A inflação acumulada de 16,24% no preço das roupas até outubro, segundo dados segmentados do Instituto Brasileira de Geografia e Estatística (IBGE), não atinge a clientela da Neriage, disposta a pagar quatro dígitos por uma peça. Mas os preços salgados na base empurram marcas como a dela a ter de se explicar sobre o porquê de uma simples saia, como a Mensa, um modelo vermelho de seda plissada, custar R$ 1.342,50.

A peça foi uma das quatro que a próxima primeira-dama do Brasil, a socióloga Rosângela Lula da Silva (Janja), teria comprado na loja da marca, em São Paulo, e a vestiu em visita a Portugal, no mês passado.

Curiosamente, a notícia mais comentada desta temporada tratava do preço das roupas de Janja. A blusa de seda da Misci usada em entrevista ao “Fantástico”, dias antes do início da semana de moda, foi alvo críticas nas redes por custar R$ 2.850, mas deu ânimo para estilistas do evento.

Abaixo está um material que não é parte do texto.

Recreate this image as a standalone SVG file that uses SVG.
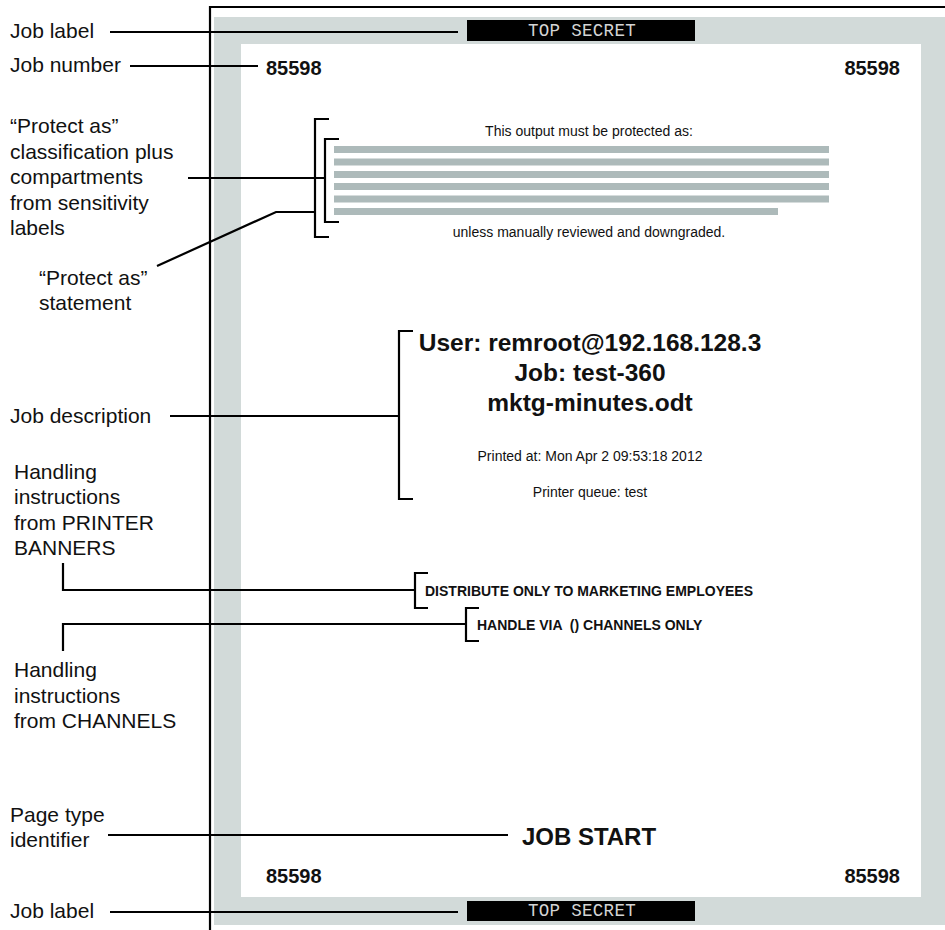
<svg xmlns="http://www.w3.org/2000/svg" width="945" height="930" viewBox="0 0 945 930">
<style>
.lbl{font-family:"Liberation Sans",Arial,sans-serif;font-size:21px;fill:#111}
.num{font-family:"Liberation Sans",Arial,sans-serif;font-size:20px;font-weight:bold;fill:#111}
.sm{font-family:"Liberation Sans",Arial,sans-serif;font-size:14px;fill:#111;text-anchor:middle}
.big{font-family:"Liberation Sans",Arial,sans-serif;font-size:24.5px;font-weight:bold;fill:#111;text-anchor:middle}
.caps{font-family:"Liberation Sans",Arial,sans-serif;font-size:14px;font-weight:bold;fill:#111}
.ts{font-family:"Liberation Mono","Courier New",monospace;font-size:17.5px;fill:#d4d4d4;text-anchor:middle;letter-spacing:0.3px}
.ln{fill:none;stroke:#000;stroke-width:2.2}
.bar{fill:#adbaba}
</style>
<rect width="945" height="930" fill="#fff"/>
<g id="page">
<rect x="214" y="17" width="731" height="908" fill="#d2dad9"/>
<rect x="241" y="44" width="680" height="853" fill="#fff"/>
<path class="ln" d="M210,930 V7 H945"/>
</g>
<g id="top-label">
<rect x="467" y="20" width="228" height="21" fill="#000"/>
<text class="ts" x="582" y="36">TOP SECRET</text>
</g>
<g id="bottom-label">
<rect x="467" y="901" width="228" height="20" fill="#000"/>
<text class="ts" x="582" y="916">TOP SECRET</text>
</g>
<g id="job-numbers">
<text class="num" x="266" y="75">85598</text>
<text class="num" x="900" y="75" text-anchor="end">85598</text>
<text class="num" x="266" y="883">85598</text>
<text class="num" x="900" y="883" text-anchor="end">85598</text>
</g>
<g id="protect-block">
<text class="sm" x="589" y="136">This output must be protected as:</text>
<rect class="bar" x="334" y="146" width="495" height="7"/>
<rect class="bar" x="334" y="158.5" width="495" height="7"/>
<rect class="bar" x="334" y="171" width="495" height="7"/>
<rect class="bar" x="334" y="183" width="495" height="7"/>
<rect class="bar" x="334" y="195.5" width="495" height="7"/>
<rect class="bar" x="334" y="208" width="444" height="7"/>
<text class="sm" x="589" y="237">unless manually reviewed and downgraded.</text>
</g>
<g id="job-description">
<text class="big" x="590" y="351">User: remroot@192.168.128.3</text>
<text class="big" x="590" y="381">Job: test-360</text>
<text class="big" x="590" y="411">mktg-minutes.odt</text>
<text class="sm" x="590" y="461">Printed at: Mon Apr 2 09:53:18 2012</text>
<text class="sm" x="590" y="497">Printer queue: test</text>
</g>
<g id="handling">
<text class="caps" x="425" y="596">DISTRIBUTE ONLY TO MARKETING EMPLOYEES</text>
<text class="caps" x="477" y="630" xml:space="preserve">HANDLE VIA  () CHANNELS ONLY</text>
</g>
<g id="page-type">
<text class="big" x="589" y="845" style="font-size:24px">JOB START</text>
</g>
<g id="callout-labels">
<text class="lbl" x="10" y="38">Job label</text>
<text class="lbl" x="10" y="72">Job number</text>
<text class="lbl" x="10" y="133">“Protect as”</text>
<text class="lbl" x="10" y="158.5">classification plus</text>
<text class="lbl" x="10" y="184">compartments</text>
<text class="lbl" x="10" y="209.5">from sensitivity</text>
<text class="lbl" x="10" y="235">labels</text>
<text class="lbl" x="39" y="285">“Protect as”</text>
<text class="lbl" x="39" y="310">statement</text>
<text class="lbl" x="10" y="423">Job description</text>
<text class="lbl" x="14" y="478.5">Handling</text>
<text class="lbl" x="14" y="504">instructions</text>
<text class="lbl" x="14" y="529.5">from PRINTER</text>
<text class="lbl" x="14" y="555">BANNERS</text>
<text class="lbl" x="14" y="677">Handling</text>
<text class="lbl" x="14" y="702.5">instructions</text>
<text class="lbl" x="14" y="728">from CHANNELS</text>
<text class="lbl" x="10" y="822">Page type</text>
<text class="lbl" x="10" y="847">identifier</text>
<text class="lbl" x="10" y="918">Job label</text>
</g>
<g id="connectors">
<path class="ln" d="M110,32 H458"/>
<path class="ln" d="M130,66 H258"/>
<path class="ln" d="M188,178 H325"/>
<path class="ln" d="M329,119 H315 V237 H329"/>
<path class="ln" d="M339,139 H325 V222 H339"/>
<path class="ln" d="M157,266 L276,212 H315"/>
<path class="ln" d="M170,416 H399"/>
<path class="ln" d="M413,331 H399 V499 H413"/>
<path class="ln" d="M63,563 V590 H415"/>
<path class="ln" d="M428,573 H415 V608 H428"/>
<path class="ln" d="M63,651 V624 H466"/>
<path class="ln" d="M479,608 H466 V641 H479"/>
<path class="ln" d="M108,835 H508"/>
<path class="ln" d="M110,912 H458"/>
</g>
</svg>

Há uma expectativa de que, assim como fez a ex-primeira-dama americana Michelle Obama ao estimular a cadeia local vestindo nomes como Jason Wu e Brandon Maxwell, Janja divulgue a produção de moda do Brasil.

Varejistas já se mostram dispostos a impulsionar essas marcas independentes para abrir novas frentes de negócio.

A estilista baiana Isa, da marca Isaac Silva, é campeã de colaborações. Sua ideia de resgatar nas roupas as influências afro-indígenas do país esteve tanto nesta última passarela da SPFW, com uma série de looks texturizados e aviamentos em formato de búzios, como também nas vitrines de Havaianas e C&A, para as quais a marca criou peças.

As coleção-cápsula feita para a Vista Magalu, marca de moda do Magazine Luiza, foi um dos maiores sucessos da plataforma nesse modelo de parceria. Segundo uma fonte a par do negócio, 800 peças foram vendidas em cinco meses e, por ora, só restam os desenhos básicos.

É a mesma estratégia que Alexandre Herchcovitch promete aderir em sua volta à marca própria, colando a grife em outras praças por meio da joint venture assinada com o grupo Inbrands, dono da cinquentenária Ellus.

O acordo permite ao estilista pagar pelo uso da marca, cuja totalidade vendeu em 2013 por valor não divulgado. Segundo sua assessoria, estão programados o lançamento de um e-commerce, uma pop-up store no shopping Iguatemi e venda na multimarcas paulistana NK Store.

Nome forte dos 1990, Herchcovitch é mais um exemplo de como alguns nomes, roupas e modelos de venda podem ser atemporais. E ainda dar certo.